Fig. 4: Evolution of hyolaryngeal apparatus in Archosauria.
figure 4

Ceratobranchial (blue), basihyal (white), paraglossal (orange), cricoid (purple), arytenoid (green), and procricoid (yellow). Colored lines indicate presence of the characters. A phylogenetic relationship of Testudines follows (ref. 43). A flesh-out reconstruction of Pinacosaurus with its hyolaryngeal apparatus (illustration by Tatsuya Shinmura). Silhouettes from Phylopic ( by Andrew Farke, Aline Ghilardi, Scott Hartman, Lukasiniho, Steven Traver, and Yan Wong.


Description of ankylosaur specimen

Ankylosaur dinosaur Pinacosaurus (IGM100/3186) is described as hyolaryngeal apparatus of fossil archosaurs. This specimen was discovered from Ukhaa Tolgod, Mongolia and its geological age is middle Campanian of the Late Cretaceous (17). The specimen is better prepared for observation and measurement after the previous publication in 2015. Computed Tomography and Laser scanning are conducted in AMNH to study its morphology. We used CT images to make a reconstruction of the larynx from open data at Morphobank (, ID: P2101).

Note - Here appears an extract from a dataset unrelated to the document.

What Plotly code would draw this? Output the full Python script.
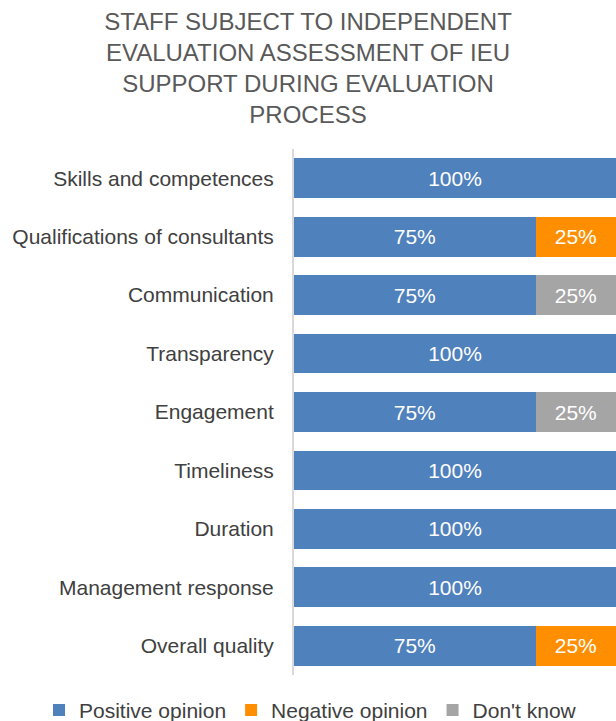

Comparative study of larynx in modern and fossil skeletal specimens

For comparison, extant species of reptiles and birds (45 specimens of turtles, 14 of lizards, 4 of crocodilians, and 90 of birds) are examined qualitatively and quantitatively in American Museum of Natural History, New York, and National Museum of Nature and Science, Tokyo (Supplementary Information). We also studied the palaeognath bird skeletons, such as extant Nothura (AMNH10804), Nothoprocta (AMNH 6498, 6502), and extinct Dinornis (AMNH7301). Maximum transverse widths of cricoid and mandible, and maximum anteroposterior lengths of arytenoid are measured (Supplementary Fig. 1). For size normalization, all the measurements were normalized using the regression equation (Supplementary Data). For relative size comparisons, residuals of arytenoid length and cricoid width are obtained from mandible width, which are all log-transformed variables (Supplementary Data). All statistical analyses were performed using JMP Pro v.14. Linear regression analyses were conducted in two bi-plots: arytenoid length and mandible width, and cricoid and mandible widths. Student’s t test and Tukey HSD test were performed in the standardized arytenoid length and cricoid width.

Reporting summary

Further information on research design is available in the Nature Portfolio Reporting Summary linked to this article.